» **EXERCISE REQUIREMENTS**
Retype the lines beneath this one, from the first through the line containing "4.8, 4.9, 5.0]". Pictures are left out.

» **GIVEN MATERIAL**
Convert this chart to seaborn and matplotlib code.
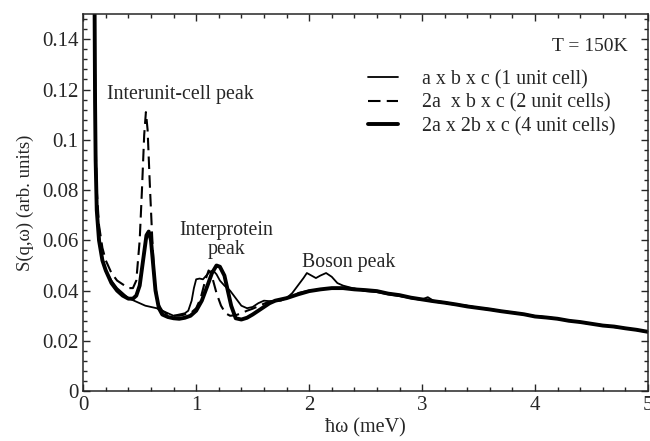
import numpy as np
import pandas as pd
import matplotlib.pyplot as plt
import matplotlib.ticker as mticker
import seaborn as sns

# shared high-energy tail
tail_x = [3.2, 3.3, 3.4, 3.5, 3.6, 3.7, 3.8, 3.9, 4.0, 4.1, 4.2, 4.3, 4.4, 4.5, 4.6, 4.7, 4.8, 4.9, 5.0]

# a x b x c (1 unit cell) - thin solid
one_x = [0.10, 0.105, 0.11, 0.12, 0.14, 0.17, 0.20, 0.25, 0.30, 0.35, 0.40, 0.45, 0.50, 0.55,
         0.60, 0.65, 0.70, 0.75, 0.80, 0.85, 0.90, 0.93, 0.96, 0.98, 1.00, 1.03, 1.06, 1.09,
         1.12, 1.15, 1.18, 1.21, 1.25, 1.30, 1.35, 1.40, 1.45, 1.50, 1.55, 1.60, 1.65, 1.70,
         1.75, 1.80, 1.85, 1.90, 1.95, 1.98, 2.02, 2.06, 2.10, 2.15, 2.20, 2.25, 2.30, 2.40,
         2.50, 2.60, 2.70, 2.80, 2.90, 3.00, 3.05, 3.10] + tail_x
one_y = [0.16, 0.12, 0.095, 0.075, 0.062, 0.053, 0.048, 0.044, 0.041, 0.039, 0.037, 0.036,
         0.035, 0.034, 0.0335, 0.033, 0.032, 0.031, 0.030, 0.0305, 0.031, 0.032, 0.036,
         0.041, 0.0445, 0.0448, 0.0445, 0.046, 0.0475, 0.048, 0.0465, 0.044, 0.042, 0.040,
         0.037, 0.034, 0.033, 0.0335, 0.035, 0.036, 0.0358, 0.0358, 0.036, 0.037, 0.039,
         0.042, 0.045, 0.047, 0.046, 0.045, 0.046, 0.047, 0.0455, 0.043, 0.042, 0.0408,
         0.0398, 0.0394, 0.0385, 0.0378, 0.0370, 0.0365, 0.0374, 0.0360,
         0.0354, 0.0346, 0.0340, 0.0332, 0.0327, 0.0319, 0.0314, 0.0307, 0.0299, 0.0295,
         0.0289, 0.0281, 0.0276, 0.0268, 0.0263, 0.0257, 0.0251, 0.0245, 0.0236]

# 2a x b x c (2 unit cells) - dashed
two_x = [0.10, 0.105, 0.11, 0.12, 0.14, 0.17, 0.20, 0.25, 0.30, 0.35, 0.40, 0.44, 0.47, 0.50,
         0.52, 0.54, 0.555, 0.57, 0.59, 0.61, 0.63, 0.66, 0.70, 0.75, 0.80, 0.85, 0.90, 0.95,
         1.00, 1.04, 1.08, 1.11, 1.13, 1.15, 1.18, 1.22, 1.26, 1.30, 1.35, 1.40, 1.45, 1.50,
         1.55, 1.60, 1.65, 1.70, 1.80, 1.90, 2.00, 2.10, 2.20, 2.30, 2.40, 2.50, 2.60, 2.70,
         2.80, 2.90, 3.00, 3.10] + tail_x
two_y = [0.16, 0.125, 0.10, 0.080, 0.066, 0.057, 0.052, 0.047, 0.044, 0.0425, 0.041, 0.041,
         0.044, 0.060, 0.080, 0.102, 0.111, 0.104, 0.082, 0.062, 0.045, 0.035, 0.032, 0.0305,
         0.030, 0.030, 0.0305, 0.031, 0.033, 0.037, 0.044, 0.048, 0.047, 0.044, 0.039, 0.034,
         0.031, 0.030, 0.0302, 0.031, 0.032, 0.0328, 0.0338, 0.0348, 0.0356, 0.036, 0.037,
         0.039, 0.040, 0.0405, 0.041, 0.0408, 0.0408, 0.0400, 0.0398, 0.0390, 0.0380,
         0.0370, 0.0363, 0.0357,
         0.0350, 0.0344, 0.0339, 0.0330, 0.0324, 0.0318, 0.0312, 0.0305, 0.0300, 0.0293,
         0.0287, 0.0281, 0.0274, 0.0267, 0.0262, 0.0255, 0.0250, 0.0243, 0.0235]

# 2a x 2b x c (4 unit cells) - thick solid
four_x = [0.10, 0.105, 0.11, 0.12, 0.14, 0.17, 0.20, 0.25, 0.30, 0.35, 0.40, 0.44, 0.47, 0.50,
          0.53, 0.56, 0.58, 0.60, 0.62, 0.64, 0.67, 0.70, 0.75, 0.80, 0.85, 0.90, 0.95, 1.00,
          1.05, 1.10, 1.14, 1.18, 1.21, 1.25, 1.28, 1.31, 1.35, 1.40, 1.45, 1.50, 1.55, 1.60,
          1.65, 1.70, 1.80, 1.90, 2.00, 2.10, 2.20, 2.30, 2.40, 2.50, 2.60, 2.70, 2.80, 2.90,
          3.00, 3.10] + tail_x
four_y = [0.16, 0.115, 0.092, 0.072, 0.060, 0.052, 0.048, 0.043, 0.040, 0.038, 0.0368, 0.0368,
          0.038, 0.042, 0.052, 0.062, 0.0635, 0.060, 0.050, 0.040, 0.033, 0.0305, 0.0295,
          0.029, 0.0288, 0.0292, 0.030, 0.032, 0.036, 0.042, 0.047, 0.050, 0.0495, 0.046,
          0.040, 0.034, 0.029, 0.0285, 0.0292, 0.0305, 0.032, 0.0335, 0.035, 0.036, 0.037,
          0.0385, 0.0398, 0.0405, 0.041, 0.041, 0.0405, 0.0402, 0.0398, 0.0388, 0.0382,
          0.0372, 0.0365, 0.0358,
          0.0352, 0.0345, 0.0337, 0.0331, 0.0325, 0.0318, 0.0312, 0.0306, 0.0297, 0.0293,
          0.0288, 0.0280, 0.0275, 0.0268, 0.0261, 0.0257, 0.0250, 0.0244, 0.0236]

labels = ["a x b x c (1 unit cell)", "2a  x b x c (2 unit cells)", "2a x 2b x c (4 unit cells)"]

sns.set_style("ticks")
plt.rcParams["font.family"] = ["Liberation Serif", "DejaVu Serif"]

fig = plt.figure(figsize=(6.5, 4.41), dpi=100)
ax = fig.add_axes([0.128, 0.113, 0.869, 0.855])

sns.lineplot(x=one_x, y=one_y, ax=ax, color="black", lw=1.3, sort=False, label=labels[0])
sns.lineplot(x=two_x, y=two_y, ax=ax, color="black", lw=1.5, sort=False, label=labels[1])
ax.lines[-1].set_dashes([6, 3])
sns.lineplot(x=four_x, y=four_y, ax=ax, color="black", lw=2.8, sort=False, label=labels[2])

ax.set_xlim(0, 5)
ax.set_ylim(0, 0.15)
ax.xaxis.set_major_locator(mticker.MultipleLocator(1))
ax.xaxis.set_minor_locator(mticker.MultipleLocator(0.2))
ax.yaxis.set_major_locator(mticker.FixedLocator([0, 0.02, 0.04, 0.06, 0.08, 0.1, 0.12, 0.14]))
ax.yaxis.set_minor_locator(mticker.MultipleLocator(0.004))
ax.yaxis.set_major_formatter(mticker.FuncFormatter(lambda v, p: f"{v:g}"))
ax.tick_params(which="both", direction="in", top=True, right=True, labelsize=15, width=1)
ax.tick_params(which="major", length=5)
ax.tick_params(which="minor", length=3)
for s in ax.spines.values():
    s.set_linewidth(1.1)

ax.set_xlabel("ħω (meV)", fontsize=14.5, labelpad=2)
ax.set_ylabel("S(q,ω) (arb. units)", fontsize=13.5, labelpad=6)

ax.text(4.82, 0.1372, "T = 150K", fontsize=14, ha="right", va="center")
ax.text(0.86, 0.118, "Interunit-cell peak", fontsize=14.3, ha="center", va="center")
ax.text(1.27, 0.060, "Interprotein\npeak", fontsize=14.3, ha="center", va="center",
        linespacing=1.0)
ax.text(2.35, 0.0512, "Boson peak", fontsize=14.3, ha="center", va="center")

ax.legend(loc="upper left", bbox_to_anchor=(0.505, 0.852), frameon=False, fontsize=14.3,
          handlelength=1.5, handletextpad=1.2, labelspacing=0.22, borderpad=0,
          borderaxespad=0)

fig.savefig("out.png", dpi=100)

» **IN RESPONSE**
Convert this chart to seaborn and matplotlib code.
import numpy as np
import pandas as pd
import matplotlib.pyplot as plt
import matplotlib.ticker as mticker
import seaborn as sns

# shared high-energy tail
tail_x = [3.2, 3.3, 3.4, 3.5, 3.6, 3.7, 3.8, 3.9, 4.0, 4.1, 4.2, 4.3, 4.4, 4.5, 4.6, 4.7, 4.8, 4.9, 5.0]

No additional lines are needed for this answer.